Les implications de ce phénomène dépassent de loin la seule industrie de la production de miel, car les abeilles sont des pollinisateurs majeurs pour de nombreuses cultures, ce qui affecte également les industries de la viande et des produits laitiers.
La technologie est utilisée pour résoudre le problème, et la high-tech israélienne est à la pointe de la lutte pour réduire la mortalité des abeilles. La société israélienne BeeWise, par exemple, a inventé la « Beehome » une ruche alimentée à l’énergie solaire qui combine les opportunités offertes par la robotique, l’intelligence artificielle (IA) et l’imagerie, avec un logiciel et une application mobile qui permettent de contrôler, s’occuper et surveiller les abeilles 24 heures sur 24 dans les ruches individuelles, ce qui, selon l’entreprise, permet de réduire les taux de mortalité de 40 % à 8 %.
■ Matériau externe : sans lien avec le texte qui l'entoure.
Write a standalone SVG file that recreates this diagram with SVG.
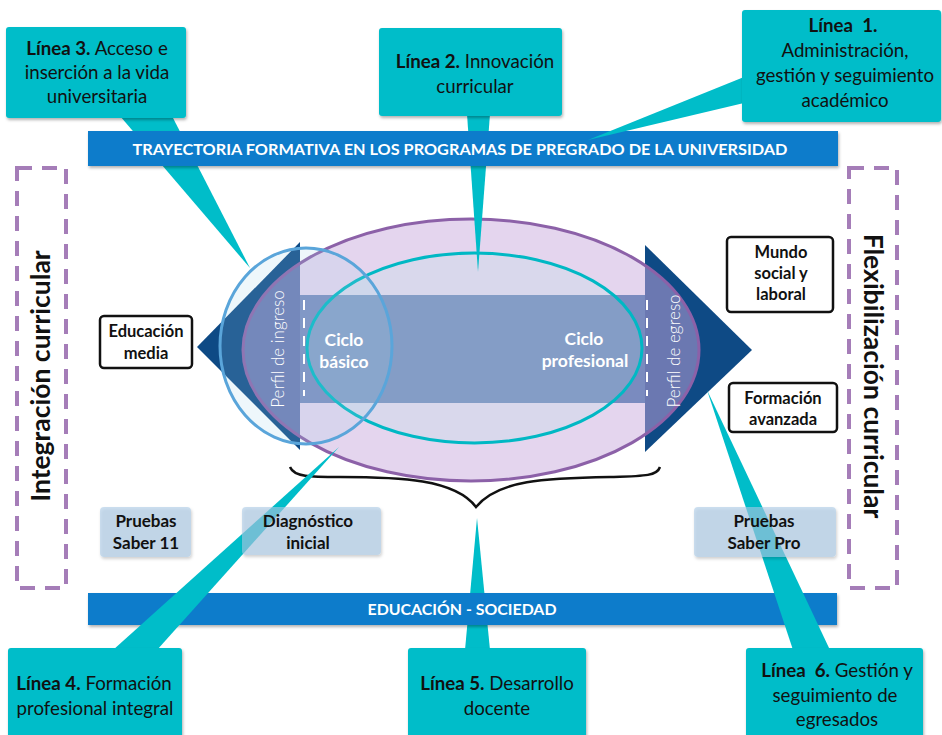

Mais les apiculteurs amateurs peuvent aussi faire la différence, a déclaré Roth, qui a travaillé dans le cadre de ses fonctions professionnelles avec de nombreuses grandes firmes afin d’améliorer leurs performances environnementales.
« Du point de vue de l’apiculture, on ne peut pas changer le monde, mais on peut faire la différence. Et chaque petit geste compte », a déclaré Roth.